10 ago Pais no céu, Pais no inferno
Diário do isolamento 26
(segunda-feira, 10 de agosto)
Tivemos um dia dos pais festejado. Pairava a emoção de Natal. Talvez pela
reaproximação de famílias separadas há cinco meses, por conta da
pandemia. Mesmo com o estarrecedor número de 100.000 mortos,
decidimos celebrar a vida. Mesmo órfãos pela partida do Cacique Aritana,
grande pai das nações indígenas do Xingu, e de Dom Pedro Casaldáliga,
bispo católico defensor dos mais frágeis e oprimidos.
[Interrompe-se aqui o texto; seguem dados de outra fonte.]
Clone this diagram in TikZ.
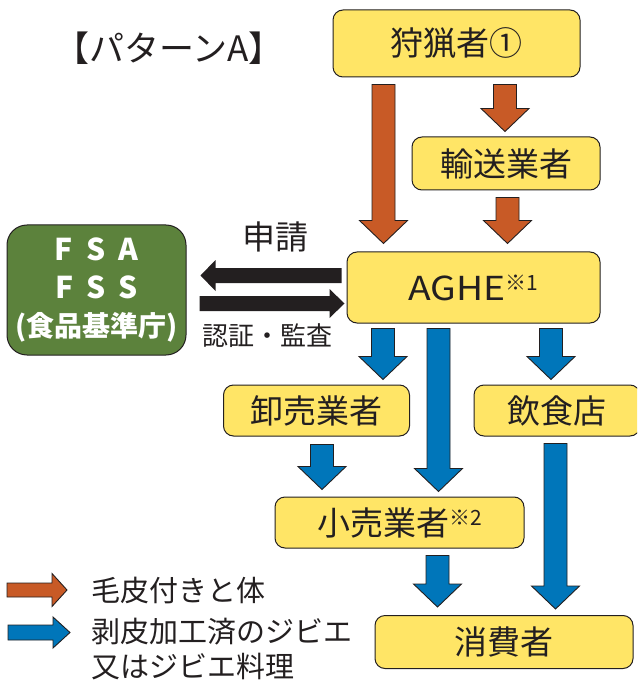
\documentclass[tikz,border=0pt]{standalone}
\usepackage{fontspec}
\setmainfont{Noto Sans CJK JP}
\usetikzlibrary{calc}
\definecolor{boxyellow}{RGB}{255,229,102}
\definecolor{arrorange}{RGB}{200,90,38}
\definecolor{arrblue}{RGB}{0,118,186}
\definecolor{fsagreen}{RGB}{92,130,60}
\definecolor{txt}{RGB}{35,31,32}
\tikzset{
  box/.style={draw=txt, line width=1pt, fill=boxyellow, rounded corners=10pt,
    inner sep=0pt, text=txt, font=\fontsize{33}{36}\selectfont},
  blockline/.style={draw=txt, line width=0.9pt, line join=miter},
  blackblock/.style={draw=none, fill=txt},
  lbl/.style={text=txt, inner sep=0pt},
}
% vertical down block arrow: x from #2, tip y from #3
\newcommand\vblock[3]{%
  \path #2 coordinate (va) #3 coordinate (vb);
  \draw[blockline, fill=#1] let \p1=(va), \p2=(vb) in
    ({\x1-11.5pt},\y1) -- ({\x1-11.5pt},{\y2+23pt}) -- ({\x1-24pt},{\y2+23pt}) --
    (\x1,\y2) -- ({\x1+24pt},{\y2+23pt}) -- ({\x1+11.5pt},{\y2+23pt}) --
    ({\x1+11.5pt},\y1) -- cycle;}
% horizontal block arrow: y from #2, tip x from #3; #4 shaft half, #5 head half, #6 signed head length
\newcommand\hblock[6]{%
  \path #2 coordinate (ha) #3 coordinate (hb);
  \draw[#1] let \p1=(ha), \p2=(hb) in
    (\x1,{\y1+#4}) -- ({\x2-(#6)},{\y1+#4}) -- ({\x2-(#6)},{\y1+#5}) --
    (\x2,\y1) -- ({\x2-(#6)},{\y1-#5}) -- ({\x2-(#6)},{\y1-#4}) --
    (\x1,{\y1-#4}) -- cycle;}
\newcommand\supmark[1]{\raisebox{10pt}{\fontsize{21}{22}\selectfont #1}}
\begin{document}
\begin{tikzpicture}[x=1pt,y=-1pt]
\useasboundingbox (0,0) rectangle (637,684);
\clip (0,0) rectangle (637,684);

% title
\node[lbl, font=\fontsize{35}{38}\selectfont] (title) at (169,48) {【パターンA】};

% boxes
\node[box, minimum width=247pt, minimum height=67pt] (hunter) at (456.5,43.5) {\raisebox{-4pt}{狩猟者①}};
\node[box, minimum width=188pt, minimum height=53pt] (trans) at (506,163.5) {輸送業者};
\node[box, minimum width=253pt, minimum height=71pt] (aghe) at (473.5,287.5)
  {\scalebox{1.13}[1]{AGHE}\supmark{※1}};
\node[draw=txt, line width=1pt, fill=fsagreen, rounded corners=20pt, minimum width=179pt,
  minimum height=130pt, inner sep=0pt, text=white, align=center,
  font=\bfseries\fontsize{30}{38}\selectfont] (fsa) at (96.5,290)
  {F\hspace{13pt}S\hspace{13pt}A\\F\hspace{13pt}S\hspace{13pt}S\\{\fontsize{28}{38}\selectfont(食品基準庁)}};
\node[box, minimum width=186pt, minimum height=51pt] (whole) at (316.5,410.5) {卸売業者};
\node[box, minimum width=166pt, minimum height=51pt] (rest) at (557,410.5) {飲食店};
\node[box, minimum width=249pt, minimum height=51pt] (retail) at (399.5,522.5)
  {小売業者\supmark{※2}};
\node[box, minimum width=258pt, minimum height=53pt] (cons) at (504,642) {消費者};

% orange arrows
\vblock{arrorange}{([xshift=-73pt,yshift=-7pt]hunter.south)}{([yshift=8pt]aghe.north)}
\vblock{arrorange}{([xshift=48.5pt,yshift=-7pt]hunter.south)}{([yshift=5pt]trans.north)}
\vblock{arrorange}{([xshift=1.5pt,yshift=-7pt]trans.south)}{([yshift=8pt]aghe.north)}

% blue arrows
\vblock{arrblue}{([xshift=-90.5pt,yshift=-5pt]aghe.south)}{([yshift=5pt]whole.north)}
\vblock{arrblue}{([xshift=-35pt,yshift=-5pt]aghe.south)}{([yshift=5pt]retail.north)}
\vblock{arrblue}{([xshift=77.5pt,yshift=-5pt]aghe.south)}{([yshift=5pt]rest.north)}
\vblock{arrblue}{([xshift=5.5pt,yshift=-8pt]whole.south)}{([yshift=7pt]retail.north)}
\vblock{arrblue}{([xshift=-1.5pt,yshift=-7pt]rest.south)}{([yshift=6pt]cons.north)}
\vblock{arrblue}{([xshift=38pt,yshift=-7pt]retail.south)}{([yshift=8pt]cons.north)}

% black arrows between AGHE and FSA
\hblock{blackblock}{([xshift=-5pt,yshift=12pt]aghe.west)}{([xshift=14pt]fsa.east)}{7.5pt}{15.5pt}{-15pt}
\hblock{blackblock}{([xshift=13pt,yshift=-13.5pt]fsa.east)}{([xshift=-2pt]aghe.west)}{7.5pt}{14.5pt}{15pt}
\node[lbl, font=\fontsize{33}{36}\selectfont] (req) at (275,237) {申請};
\node[lbl, font=\fontsize{26}{30}\selectfont] (cert) at (267.5,336) {認証・監査};

% legend
\coordinate (lgos) at (7,590);
\coordinate (lgoe) at (67,590);
\coordinate (lgbs) at (8,632.5);
\coordinate (lgbe) at (70,632.5);
\hblock{blockline, fill=arrorange}{(lgos)}{(lgoe)}{7pt}{16.5pt}{15pt}
\hblock{blockline, fill=arrblue}{(lgbs)}{(lgbe)}{7.5pt}{15.5pt}{17pt}
\node[lbl, anchor=west, font=\fontsize{29}{32}\selectfont] (lg1) at (91,590) {毛皮付きと体};
\node[lbl, anchor=west, font=\fontsize{29}{32}\selectfont] (lg2) at (91,632) {剥皮加工済のジビエ};
\node[lbl, anchor=west, font=\fontsize{29}{32}\selectfont] (lg3) at (91,667) {又はジビエ料理};
\end{tikzpicture}
\end{document}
Na sexta-feira, três milhões e oitocentos mil brasileiros acompanharam a
live de Caetano Veloso e seus filhos Moreno, Tom e Zeca, carinhosamente
chamados pelos nomes próprios, e não pelos números 1, 2 e 3. Caetano
celebrou 78 anos de vida plena de criação, brasilidade, sucesso, e confessou
estar feliz com o recolhimento na família. Muitos filhos não tiveram a
mesma felicidade.
Abuso propositalmente dos números. Há neles um viés perverso. O
sadismo se caracteriza pela repetição numérica, fazendo as pessoas
perderem identidade e história. Dizer que já morreram 100.000 pessoas
vítimas da Covid-19, soa frio como afirmar que uma fábrica deixou de
produzir 100.000 peças de carro. Os dramas e sofrimentos de cada perda se
eclipsam, reduzidos a números.
Em Canudos, no ano de 1897, foram exterminados 25.000 sertanejos
nordestinos e morreram 5.000 soldados de várias regiões do Brasil. Na
época, nossa população era inferior a 17 milhões. Se calcularmos em bases
percentuais, considerando a população atual de 210 milhões, em Canudos
foram mortos 308.700 conselheiristas. Nossa história nada mais é do que
uma sucessão de extermínios.
Hanna Arendt se referia a Stalin como o grande pai assassino. No domingo
9 de agosto, dia dos pais, os brasileiros deveriam ter exigido do padrasto a
responsabilidade por nossas perdas na educação, saúde, cultura, ciência,
tecnologia, liberdade. Mas não há quem se assuma responsável por isso,
quem confesse pesar, ou mesmo compaixão pelo que sofremos.
E quase todos falam em nome de Deus.